As the pilots increase their number of traps and raise their comfort levels, the exercise ramps up and broadens in focus. They begin to practice other operations such as refueling, air-to-ground sorties and dropping live ordnance.

“As times goes on, we start to execute large missions,” Berzack said. “We do everything from a zip lip to a case three recovery.”

A zip lip refers to a landing performed by a pilot without any communication with the tower, and a case three recovery simulates landing during hazardous weather conditions with limited communications from the tower.

While the aircrews were practicing their skills, the   enlisted Marines and sailors were also becoming accustomed to working on a ship, according to Sgt. Maj. Michael Gonzales, the VMFA-251 squadron sergeant major.

“We need to support the pilots so that they can drop bombs on bad guys,” Gonzales said. “I’ve got a bunch of hardworking Marines that work hours that you wouldn’t believe. The biggest things I expect of people assigned to 251 are motivation confidence and the all-around Marine Corps traits of leadership, accountability and dedication. It’s truly amazing what they do.”

Many of the Marines believe that working on a ship is a different work-style and lifestyle. This training gives them an opportunity to re-gain their “sea legs.”

“It was definitely a learning experience,” said Sgt. Demaur Gholar, a maintenance administration clerk with VMFA-251. “The squadron’s mission is to get back to basics, to become a boat squadron again. So we are finding new ways to do the same job. I didn’t realize how busy a Navy ship is, no matter what time of day.”
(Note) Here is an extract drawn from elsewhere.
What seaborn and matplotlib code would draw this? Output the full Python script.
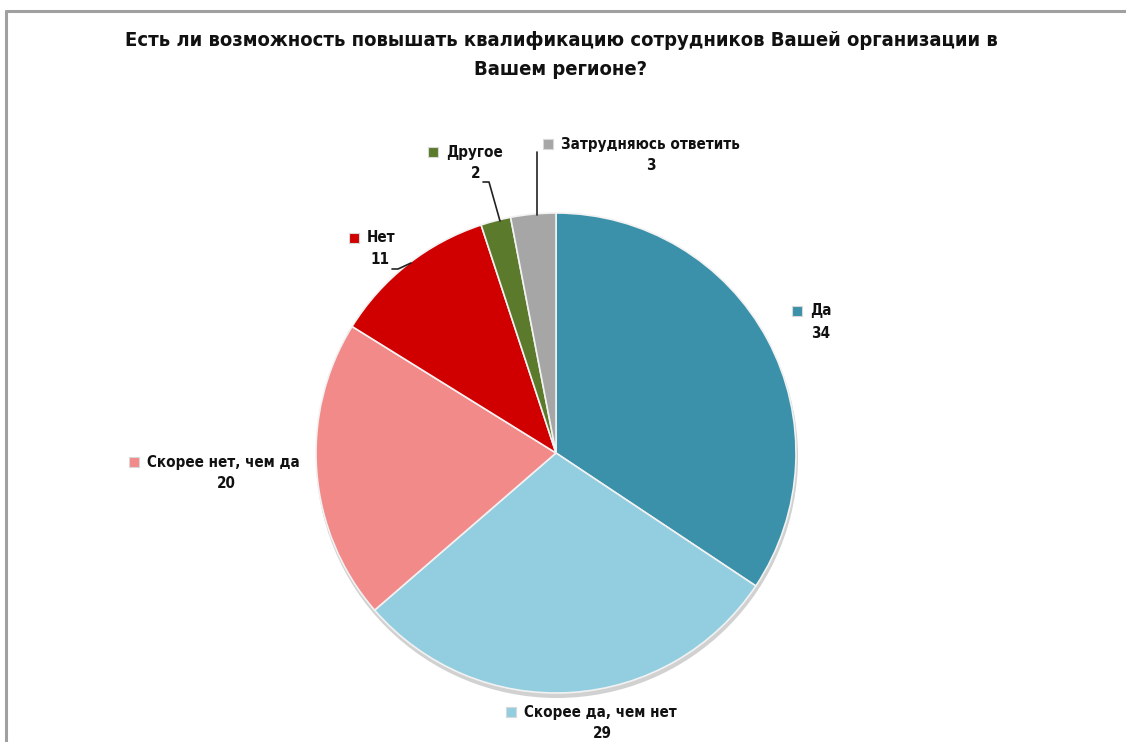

The last time the Sidewinders deployed for a six-month cruise they were working alongside the Checkerboards of Marine Fighter Attack Squadron 312. Working with the Marine squadrons is something the Sidewinders look forward to.

“The last time we deployed we were able to work alongside our Beaufort Marine counterparts in dealing with troop movements and just sharing general information about the job,” said Petty Officer 2nd Class Tarik McNair, an administrator with VFA-86. “Everyday on the boat is a new challenge and learning from the other units is what makes the deployment so interesting. Seeing how one group does things compared to another and finding the best way for everyone to accomplish the mission is a unique experience.”

Although working on a ship has inherent dangers and operations are fast-paced, most Marines and sailors felt that the one-month training was a good experience, according to Sgt. David Scott, a computer technician augmented from Marine Aircraft Group 31.

“Being on a boat is not like being in the rear,” Scott added. “Something is always going on and things are a lot faster. It was a good experience and the sailors were good to work with.”

“Everyone from the air boss to the aircraft handler had good remarks for the willingness from the Marines (and sailors) to learn,” Berzack said. “I really enjoyed the training and the pilots learned a lot.”

The Thunderbolts also had the priviledge of being the only Marines aboard the Enterprise during the Marine Corps Birthday. Using one of the two hangar bays, the squadron preformed their own cake-cutting ceremony and upheld the traditions of the Marine Corps, even at sea.